* Exercise materials *
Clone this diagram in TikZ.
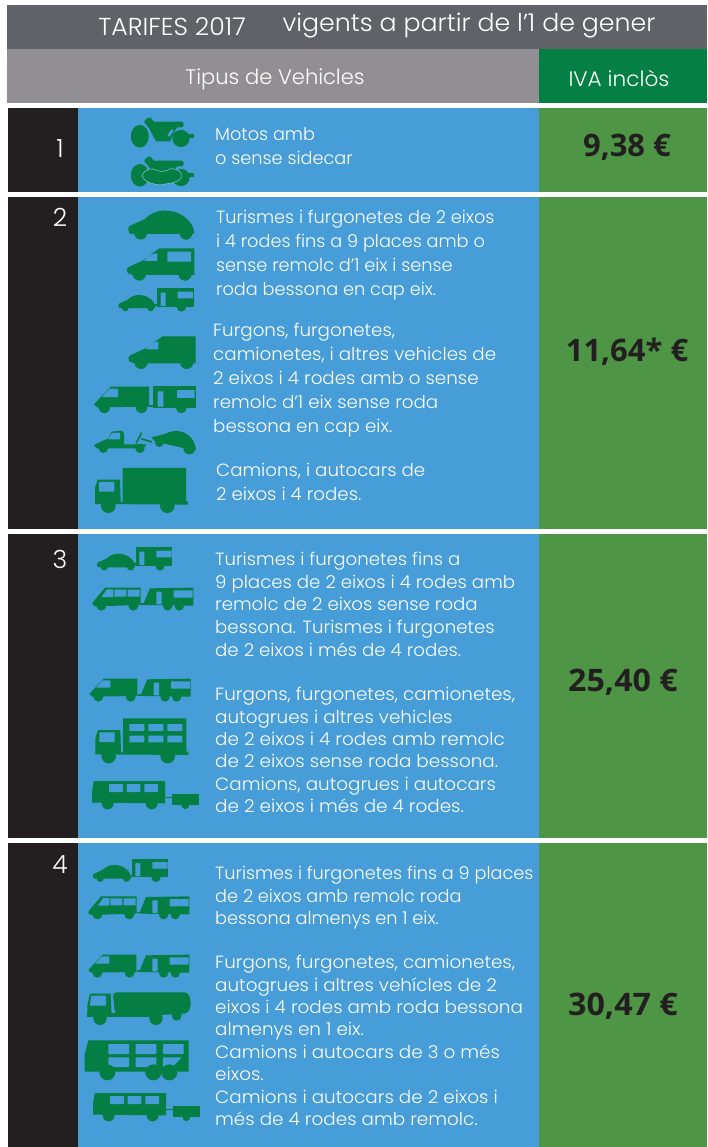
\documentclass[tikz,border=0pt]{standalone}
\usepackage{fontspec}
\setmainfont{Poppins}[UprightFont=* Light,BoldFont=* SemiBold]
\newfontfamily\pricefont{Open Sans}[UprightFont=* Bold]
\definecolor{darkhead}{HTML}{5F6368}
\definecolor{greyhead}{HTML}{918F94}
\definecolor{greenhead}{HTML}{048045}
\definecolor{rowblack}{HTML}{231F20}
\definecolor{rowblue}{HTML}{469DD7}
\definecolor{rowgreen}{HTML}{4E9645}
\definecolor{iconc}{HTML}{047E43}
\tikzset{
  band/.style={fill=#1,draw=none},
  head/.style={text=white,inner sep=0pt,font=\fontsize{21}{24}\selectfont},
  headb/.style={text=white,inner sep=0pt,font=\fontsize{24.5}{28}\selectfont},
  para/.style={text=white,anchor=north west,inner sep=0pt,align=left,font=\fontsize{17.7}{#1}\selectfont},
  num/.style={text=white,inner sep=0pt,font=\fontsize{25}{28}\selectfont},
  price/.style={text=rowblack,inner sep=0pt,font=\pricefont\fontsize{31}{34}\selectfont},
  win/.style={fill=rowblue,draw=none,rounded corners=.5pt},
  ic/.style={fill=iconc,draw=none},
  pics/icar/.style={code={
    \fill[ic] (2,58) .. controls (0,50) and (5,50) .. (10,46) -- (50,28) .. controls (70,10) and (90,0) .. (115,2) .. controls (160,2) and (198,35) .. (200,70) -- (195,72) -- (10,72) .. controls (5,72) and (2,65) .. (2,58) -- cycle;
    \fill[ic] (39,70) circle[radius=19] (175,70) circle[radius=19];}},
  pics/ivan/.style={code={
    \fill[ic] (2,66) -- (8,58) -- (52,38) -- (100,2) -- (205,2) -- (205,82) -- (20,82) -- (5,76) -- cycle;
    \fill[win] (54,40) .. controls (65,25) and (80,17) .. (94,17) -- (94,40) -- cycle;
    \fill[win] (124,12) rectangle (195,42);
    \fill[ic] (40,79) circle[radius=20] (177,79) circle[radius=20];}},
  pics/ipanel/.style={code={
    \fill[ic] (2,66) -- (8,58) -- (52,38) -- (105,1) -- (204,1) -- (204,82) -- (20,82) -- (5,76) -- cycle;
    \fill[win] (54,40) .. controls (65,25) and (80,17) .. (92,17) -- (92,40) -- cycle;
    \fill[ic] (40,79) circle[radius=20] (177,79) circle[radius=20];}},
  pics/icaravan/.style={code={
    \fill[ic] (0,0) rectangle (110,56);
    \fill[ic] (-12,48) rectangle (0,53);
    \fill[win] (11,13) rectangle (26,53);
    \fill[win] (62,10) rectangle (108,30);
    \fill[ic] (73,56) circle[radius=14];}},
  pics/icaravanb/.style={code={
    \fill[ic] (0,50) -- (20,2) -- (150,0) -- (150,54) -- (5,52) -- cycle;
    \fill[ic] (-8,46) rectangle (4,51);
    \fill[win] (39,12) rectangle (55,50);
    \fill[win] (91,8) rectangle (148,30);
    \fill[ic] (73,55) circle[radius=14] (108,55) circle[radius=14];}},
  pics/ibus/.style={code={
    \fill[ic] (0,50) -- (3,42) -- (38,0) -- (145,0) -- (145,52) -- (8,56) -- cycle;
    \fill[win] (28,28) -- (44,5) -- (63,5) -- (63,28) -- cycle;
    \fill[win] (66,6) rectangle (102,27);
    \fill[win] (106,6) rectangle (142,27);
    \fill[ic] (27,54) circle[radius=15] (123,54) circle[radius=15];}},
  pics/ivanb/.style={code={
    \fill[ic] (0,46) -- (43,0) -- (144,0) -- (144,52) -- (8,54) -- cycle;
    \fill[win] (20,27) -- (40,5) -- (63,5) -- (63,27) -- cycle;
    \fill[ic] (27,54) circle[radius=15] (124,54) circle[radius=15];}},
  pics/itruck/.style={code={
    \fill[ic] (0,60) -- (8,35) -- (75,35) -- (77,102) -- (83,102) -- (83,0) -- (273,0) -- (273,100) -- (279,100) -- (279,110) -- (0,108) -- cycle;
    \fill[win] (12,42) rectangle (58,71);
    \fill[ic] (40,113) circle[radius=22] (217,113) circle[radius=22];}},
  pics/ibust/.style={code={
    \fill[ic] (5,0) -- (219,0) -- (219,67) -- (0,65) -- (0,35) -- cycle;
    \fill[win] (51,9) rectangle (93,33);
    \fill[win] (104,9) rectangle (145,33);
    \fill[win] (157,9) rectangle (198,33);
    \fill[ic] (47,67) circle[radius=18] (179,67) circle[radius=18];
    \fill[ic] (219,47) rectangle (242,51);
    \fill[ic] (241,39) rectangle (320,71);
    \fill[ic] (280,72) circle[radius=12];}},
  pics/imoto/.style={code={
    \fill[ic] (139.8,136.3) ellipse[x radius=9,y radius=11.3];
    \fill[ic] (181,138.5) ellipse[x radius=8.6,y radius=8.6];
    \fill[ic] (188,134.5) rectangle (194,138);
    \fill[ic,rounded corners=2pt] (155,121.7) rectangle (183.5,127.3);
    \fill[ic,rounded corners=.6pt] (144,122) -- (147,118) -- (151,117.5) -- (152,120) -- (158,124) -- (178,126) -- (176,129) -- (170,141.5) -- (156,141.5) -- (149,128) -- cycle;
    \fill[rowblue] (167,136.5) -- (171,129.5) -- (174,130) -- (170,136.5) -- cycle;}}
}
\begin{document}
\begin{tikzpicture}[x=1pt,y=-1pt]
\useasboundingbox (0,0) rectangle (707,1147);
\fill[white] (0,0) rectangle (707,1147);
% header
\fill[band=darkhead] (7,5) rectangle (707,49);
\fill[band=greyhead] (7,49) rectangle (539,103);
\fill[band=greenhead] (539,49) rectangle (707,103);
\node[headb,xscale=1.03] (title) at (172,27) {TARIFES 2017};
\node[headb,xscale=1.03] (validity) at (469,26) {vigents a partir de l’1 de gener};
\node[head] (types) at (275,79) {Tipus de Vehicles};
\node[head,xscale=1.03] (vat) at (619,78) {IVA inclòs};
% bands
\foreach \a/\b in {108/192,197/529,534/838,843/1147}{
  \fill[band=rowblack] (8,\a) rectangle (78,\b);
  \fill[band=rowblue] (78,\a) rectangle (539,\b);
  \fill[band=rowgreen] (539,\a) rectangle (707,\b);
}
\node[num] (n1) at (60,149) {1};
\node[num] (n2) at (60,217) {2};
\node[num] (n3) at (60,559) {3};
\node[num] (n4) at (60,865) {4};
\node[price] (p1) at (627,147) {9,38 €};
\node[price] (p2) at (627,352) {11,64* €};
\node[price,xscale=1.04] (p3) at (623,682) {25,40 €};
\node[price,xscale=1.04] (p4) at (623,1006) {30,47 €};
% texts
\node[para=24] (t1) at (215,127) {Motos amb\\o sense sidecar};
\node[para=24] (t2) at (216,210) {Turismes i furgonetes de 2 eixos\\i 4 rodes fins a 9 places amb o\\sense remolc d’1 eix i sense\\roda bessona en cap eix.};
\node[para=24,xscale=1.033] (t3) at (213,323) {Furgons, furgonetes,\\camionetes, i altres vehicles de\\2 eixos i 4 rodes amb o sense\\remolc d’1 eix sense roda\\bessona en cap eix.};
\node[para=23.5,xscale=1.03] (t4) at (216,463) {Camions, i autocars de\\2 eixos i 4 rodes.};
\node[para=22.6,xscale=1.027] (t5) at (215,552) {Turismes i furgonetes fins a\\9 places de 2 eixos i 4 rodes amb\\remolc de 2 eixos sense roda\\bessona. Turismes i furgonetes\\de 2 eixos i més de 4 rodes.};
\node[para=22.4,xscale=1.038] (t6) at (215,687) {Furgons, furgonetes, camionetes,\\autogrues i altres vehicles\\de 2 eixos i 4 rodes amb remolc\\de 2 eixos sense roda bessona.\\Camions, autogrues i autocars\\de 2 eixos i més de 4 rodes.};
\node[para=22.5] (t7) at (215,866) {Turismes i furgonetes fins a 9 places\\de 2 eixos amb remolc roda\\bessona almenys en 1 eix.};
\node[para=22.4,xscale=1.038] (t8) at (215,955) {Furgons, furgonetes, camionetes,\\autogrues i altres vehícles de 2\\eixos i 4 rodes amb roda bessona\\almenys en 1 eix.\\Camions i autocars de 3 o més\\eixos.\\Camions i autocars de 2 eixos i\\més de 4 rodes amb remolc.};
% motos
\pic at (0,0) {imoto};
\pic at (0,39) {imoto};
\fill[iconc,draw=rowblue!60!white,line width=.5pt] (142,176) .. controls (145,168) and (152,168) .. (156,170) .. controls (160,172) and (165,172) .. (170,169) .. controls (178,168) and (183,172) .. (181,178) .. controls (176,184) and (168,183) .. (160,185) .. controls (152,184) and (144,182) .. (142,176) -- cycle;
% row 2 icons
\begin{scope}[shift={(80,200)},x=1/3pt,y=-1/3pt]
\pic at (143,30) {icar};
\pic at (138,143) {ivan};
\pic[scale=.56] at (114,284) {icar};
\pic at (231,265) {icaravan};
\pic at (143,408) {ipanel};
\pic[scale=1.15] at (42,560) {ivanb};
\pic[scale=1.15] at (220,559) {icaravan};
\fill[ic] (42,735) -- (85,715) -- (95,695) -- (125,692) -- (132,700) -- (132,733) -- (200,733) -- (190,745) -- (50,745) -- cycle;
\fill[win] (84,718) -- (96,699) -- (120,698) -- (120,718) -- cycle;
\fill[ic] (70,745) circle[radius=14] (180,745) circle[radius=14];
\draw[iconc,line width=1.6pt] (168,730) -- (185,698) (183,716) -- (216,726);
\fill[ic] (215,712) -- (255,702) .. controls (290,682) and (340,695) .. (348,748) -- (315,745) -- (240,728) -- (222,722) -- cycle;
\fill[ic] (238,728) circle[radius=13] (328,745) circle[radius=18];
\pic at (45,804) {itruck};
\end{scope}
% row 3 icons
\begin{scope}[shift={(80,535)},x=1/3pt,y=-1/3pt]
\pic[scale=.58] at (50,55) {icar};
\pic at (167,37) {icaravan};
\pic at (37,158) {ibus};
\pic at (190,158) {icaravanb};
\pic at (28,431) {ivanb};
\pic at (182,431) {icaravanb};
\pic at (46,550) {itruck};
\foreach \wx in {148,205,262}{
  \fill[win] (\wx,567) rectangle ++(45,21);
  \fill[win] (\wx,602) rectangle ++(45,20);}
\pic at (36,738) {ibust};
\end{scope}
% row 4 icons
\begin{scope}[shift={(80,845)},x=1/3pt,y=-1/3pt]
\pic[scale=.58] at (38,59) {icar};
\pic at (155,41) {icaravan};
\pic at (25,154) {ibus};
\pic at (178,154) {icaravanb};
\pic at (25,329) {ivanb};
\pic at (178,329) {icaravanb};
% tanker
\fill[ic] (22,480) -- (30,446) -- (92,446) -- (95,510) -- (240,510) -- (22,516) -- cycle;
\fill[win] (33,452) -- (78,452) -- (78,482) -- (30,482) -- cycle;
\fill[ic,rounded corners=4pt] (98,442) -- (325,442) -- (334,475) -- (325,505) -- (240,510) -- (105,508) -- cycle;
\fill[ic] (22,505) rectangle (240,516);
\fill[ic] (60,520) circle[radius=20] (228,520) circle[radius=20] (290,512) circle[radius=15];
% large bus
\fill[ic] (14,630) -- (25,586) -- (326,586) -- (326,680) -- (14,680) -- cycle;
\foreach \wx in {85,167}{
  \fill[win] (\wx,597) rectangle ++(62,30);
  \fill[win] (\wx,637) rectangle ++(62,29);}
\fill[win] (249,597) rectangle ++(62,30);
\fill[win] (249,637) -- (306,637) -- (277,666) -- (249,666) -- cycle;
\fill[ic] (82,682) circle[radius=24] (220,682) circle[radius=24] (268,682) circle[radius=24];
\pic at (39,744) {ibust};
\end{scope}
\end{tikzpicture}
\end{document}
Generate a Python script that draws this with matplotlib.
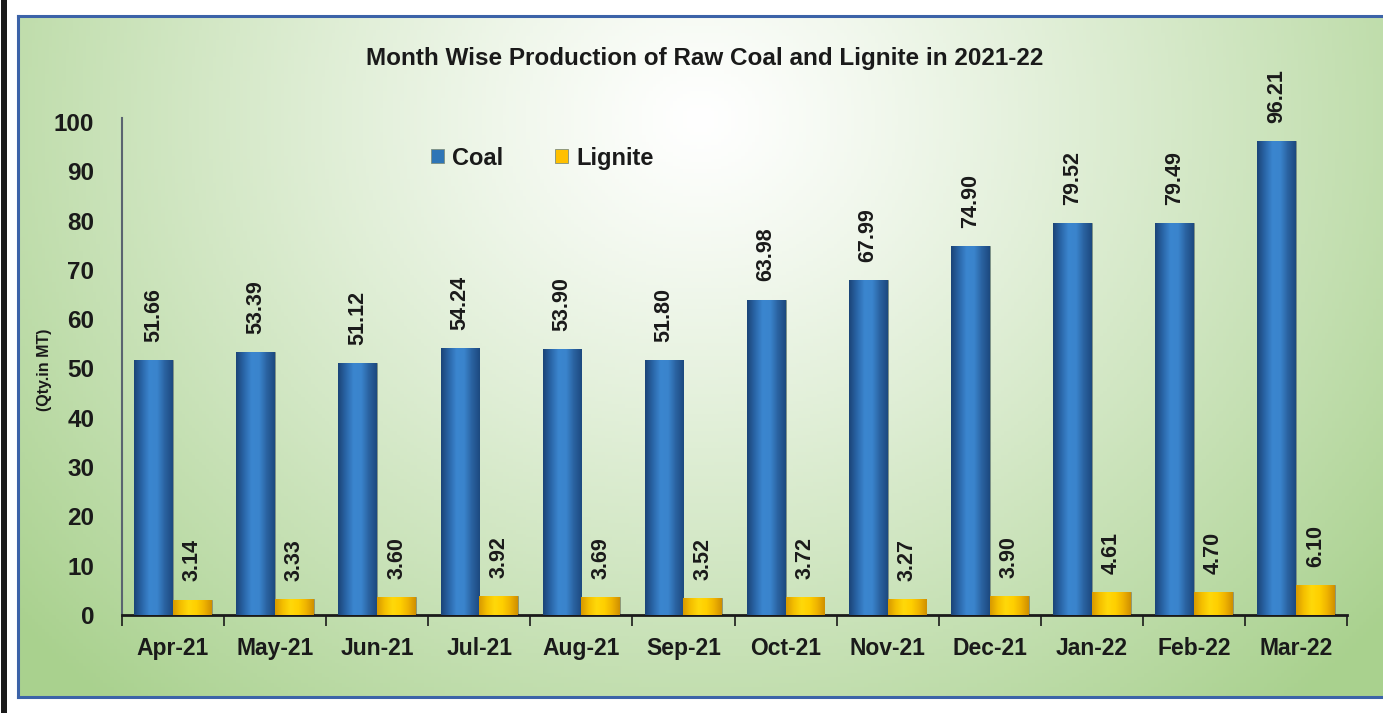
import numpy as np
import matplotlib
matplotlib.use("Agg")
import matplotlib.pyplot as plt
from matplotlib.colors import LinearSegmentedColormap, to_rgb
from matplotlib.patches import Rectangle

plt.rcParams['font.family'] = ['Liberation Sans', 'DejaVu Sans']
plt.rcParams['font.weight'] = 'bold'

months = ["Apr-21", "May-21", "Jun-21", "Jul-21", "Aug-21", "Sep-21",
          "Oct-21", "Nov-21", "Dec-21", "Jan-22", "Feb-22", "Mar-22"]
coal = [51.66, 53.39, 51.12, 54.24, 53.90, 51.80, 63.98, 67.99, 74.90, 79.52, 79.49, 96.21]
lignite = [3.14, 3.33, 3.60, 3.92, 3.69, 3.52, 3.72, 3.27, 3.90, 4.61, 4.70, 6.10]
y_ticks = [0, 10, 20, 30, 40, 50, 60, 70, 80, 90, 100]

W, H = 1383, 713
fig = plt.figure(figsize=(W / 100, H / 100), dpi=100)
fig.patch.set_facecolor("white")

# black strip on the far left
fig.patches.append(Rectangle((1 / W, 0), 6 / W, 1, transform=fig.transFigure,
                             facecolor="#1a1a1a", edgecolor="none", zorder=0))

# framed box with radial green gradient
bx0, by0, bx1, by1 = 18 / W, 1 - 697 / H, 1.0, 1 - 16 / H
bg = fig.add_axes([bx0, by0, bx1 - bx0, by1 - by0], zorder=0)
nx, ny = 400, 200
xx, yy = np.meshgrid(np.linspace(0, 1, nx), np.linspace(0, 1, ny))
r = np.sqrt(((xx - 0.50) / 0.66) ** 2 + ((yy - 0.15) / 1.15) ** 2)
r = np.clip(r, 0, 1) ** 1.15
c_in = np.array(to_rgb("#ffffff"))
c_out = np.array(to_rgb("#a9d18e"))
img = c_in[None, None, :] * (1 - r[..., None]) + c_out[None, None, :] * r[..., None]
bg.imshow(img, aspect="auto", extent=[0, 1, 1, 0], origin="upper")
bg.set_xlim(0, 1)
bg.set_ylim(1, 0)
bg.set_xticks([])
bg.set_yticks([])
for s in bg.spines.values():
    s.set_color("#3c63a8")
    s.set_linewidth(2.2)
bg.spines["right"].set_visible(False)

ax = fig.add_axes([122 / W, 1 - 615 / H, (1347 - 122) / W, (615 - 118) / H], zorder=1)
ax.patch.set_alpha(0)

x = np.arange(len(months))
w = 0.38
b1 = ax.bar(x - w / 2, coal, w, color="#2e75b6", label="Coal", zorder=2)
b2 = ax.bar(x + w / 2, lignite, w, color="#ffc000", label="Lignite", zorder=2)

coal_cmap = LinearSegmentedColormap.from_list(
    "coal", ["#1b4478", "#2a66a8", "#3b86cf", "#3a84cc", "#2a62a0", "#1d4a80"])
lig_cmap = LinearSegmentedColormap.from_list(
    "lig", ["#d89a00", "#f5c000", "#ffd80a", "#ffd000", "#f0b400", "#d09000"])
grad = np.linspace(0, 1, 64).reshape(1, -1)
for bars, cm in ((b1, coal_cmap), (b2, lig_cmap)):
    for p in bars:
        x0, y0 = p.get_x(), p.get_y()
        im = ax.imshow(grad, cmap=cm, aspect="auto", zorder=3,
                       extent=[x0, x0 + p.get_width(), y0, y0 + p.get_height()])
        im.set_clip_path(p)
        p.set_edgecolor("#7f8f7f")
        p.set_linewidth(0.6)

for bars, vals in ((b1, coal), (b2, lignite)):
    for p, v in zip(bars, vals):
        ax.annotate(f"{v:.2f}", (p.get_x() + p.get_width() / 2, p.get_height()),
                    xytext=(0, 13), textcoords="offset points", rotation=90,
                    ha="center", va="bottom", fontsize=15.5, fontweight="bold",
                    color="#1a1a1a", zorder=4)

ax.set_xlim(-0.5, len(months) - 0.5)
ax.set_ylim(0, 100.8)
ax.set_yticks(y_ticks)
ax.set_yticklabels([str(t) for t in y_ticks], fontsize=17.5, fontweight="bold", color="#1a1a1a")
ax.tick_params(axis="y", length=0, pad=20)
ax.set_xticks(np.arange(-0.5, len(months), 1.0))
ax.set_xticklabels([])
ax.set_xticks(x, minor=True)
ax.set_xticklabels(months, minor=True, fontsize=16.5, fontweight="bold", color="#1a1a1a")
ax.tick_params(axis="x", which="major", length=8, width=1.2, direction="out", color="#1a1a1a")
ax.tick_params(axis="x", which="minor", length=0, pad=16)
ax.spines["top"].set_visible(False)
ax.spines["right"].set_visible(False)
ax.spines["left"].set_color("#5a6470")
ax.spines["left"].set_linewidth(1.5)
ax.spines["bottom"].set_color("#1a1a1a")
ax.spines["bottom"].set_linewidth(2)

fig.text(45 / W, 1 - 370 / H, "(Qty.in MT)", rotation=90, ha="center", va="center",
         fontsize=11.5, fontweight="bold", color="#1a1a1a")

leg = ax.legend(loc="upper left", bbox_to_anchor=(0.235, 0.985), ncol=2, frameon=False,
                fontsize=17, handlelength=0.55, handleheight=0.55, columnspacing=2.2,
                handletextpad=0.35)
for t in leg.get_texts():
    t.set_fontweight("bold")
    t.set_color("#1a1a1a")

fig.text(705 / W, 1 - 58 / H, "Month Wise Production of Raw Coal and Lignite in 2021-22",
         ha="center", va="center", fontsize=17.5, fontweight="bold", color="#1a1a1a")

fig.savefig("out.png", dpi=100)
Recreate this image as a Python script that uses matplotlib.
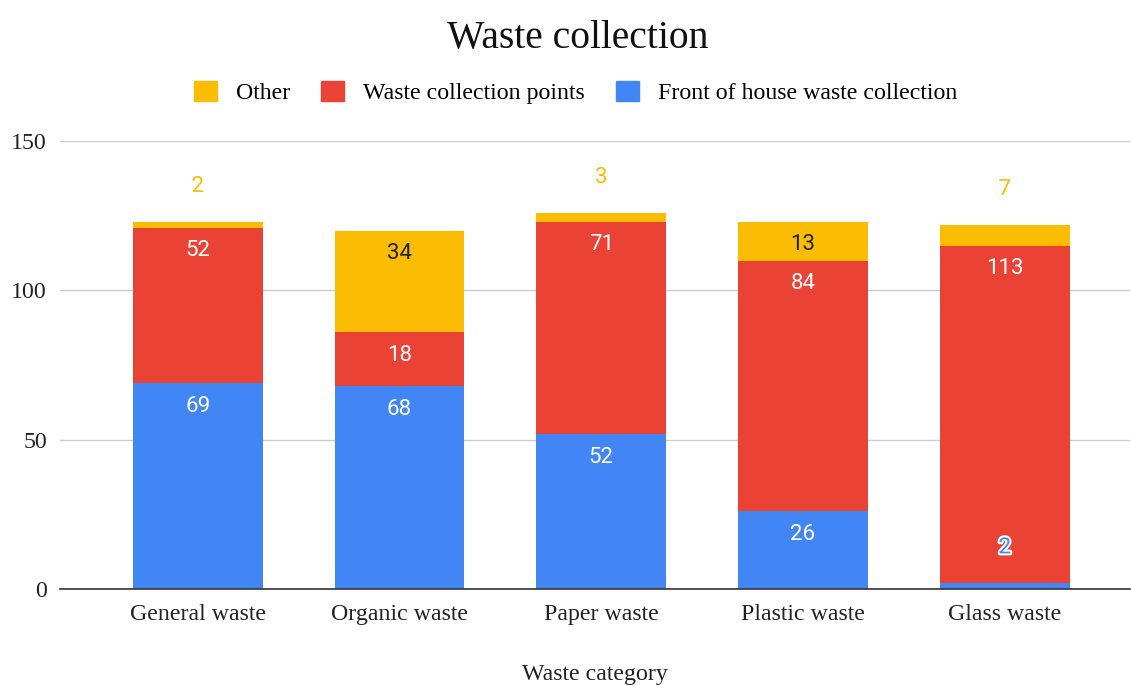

* To do *
Using the data above, extract exactly the lines from the one containing "Generate a Python" through the one containing "plt.rcParams['font.weight'] = 'bold'". Pictures are left out.

* Result of this exercise *
Generate a Python script that draws this with matplotlib.
import numpy as np
import matplotlib
matplotlib.use("Agg")
import matplotlib.pyplot as plt
from matplotlib.colors import LinearSegmentedColormap, to_rgb
from matplotlib.patches import Rectangle

plt.rcParams['font.family'] = ['Liberation Sans', 'DejaVu Sans']
plt.rcParams['font.weight'] = 'bold'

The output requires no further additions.